Jakarta (ANTARA) - Ekonom Bank Mandiri Faisal Rachman mengatakan Indonesia perlu terus menggalakkan ketahanan pangan agar bisa lebih berdaya tahan menghadapi potensi resesi.

“Untuk lebih berdaya tahan maka Indonesia perlu terus menggalakkan ketahanan pangan dan bisa beralih ke sumber energi yang terbarukan atau green energy,” katanya saat dihubungi Antara di Jakarta, Selasa.

Faisal menilai saat ini kondisi ketahanan ekonomi Indonesia cukup baik. Inflasi tidak hanya menjadi isu di Tanah air, melainkan fenomena global. Kendati tingkat inflasi Indonesia naik, namun jika dibandingkan dengan negara-negara lain, inflasi Indonesia lebih rendah.

“Indonesia juga masih mencatatkan neraca dagang surplus yang artinya neraca transaksi berjalan kemungkinan masih surplus, jadi kebutuhan valas dari capital flow tidak begitu besar,” ujarnya.

Baca juga: Guru Besar IPB paparkan empat pilar untuk muluskan "food estate"

Tak hanya neraca perdagangan yang mencatatkan kinerja gemilang, kondisi fiskal, dinilainya juga masih baik karena pada Mei 2022, APBN masih mencatatkan surplus.
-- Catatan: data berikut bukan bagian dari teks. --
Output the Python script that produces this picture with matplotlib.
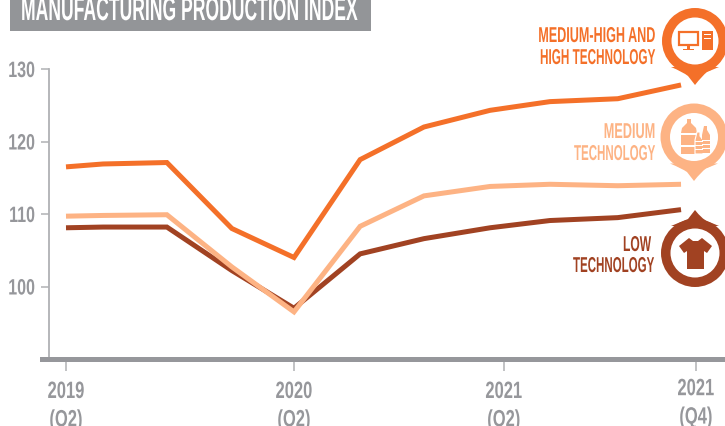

Selain itu, market juga hanya memprediksi kemungkinan Indonesia resesi hanya 3 persen.

Faisal menuturkan exposure dari tekanan global tidak tinggi karena lebih dari setengah ekonomi Indonesia ditopang oleh konsumsi dalam negeri.

“Saat ini lebih dari 50 persen ekonomi Indonesia ditopang oleh konsumsi dalam negeri dan degree of economic openness Indonesia tidak besar,” ungkapnya.

Baca juga: Menko Airlangga tekankan soal ketahanan pangan pada seminar G20

Selain itu, kepemilikan asing di Surat Berharga Negara (SBN) juga sudah rendah, sehingga ia yakin gejolak yang terjadi di global tidak memberikan tekanan yang terlalu tinggi kepada kinerja ekonomi Indonesia.

Meski begitu, ia tetap menyarankan pemerintah untuk memberi perhatian khusus pada sektor pangan. Meski subsidi untuk energi dan bahan bakar sudah ditambah, persoalan distribusi atau supply chain pangan harus dapat lebih efisien untuk menjaga agar inflasi masih berada diambang normal.

“Inflasi dari sisi demand memang wajar di tengah pemulihan ekonomi dalam negeri, maka perbaikan dari sisi supply (cost push inflation) harus bisa segera diperbaiki karena dari data terakhir penyebab tingginya inflasi adalah karena inflasi volatile terutama dari pangan,” tuturnya.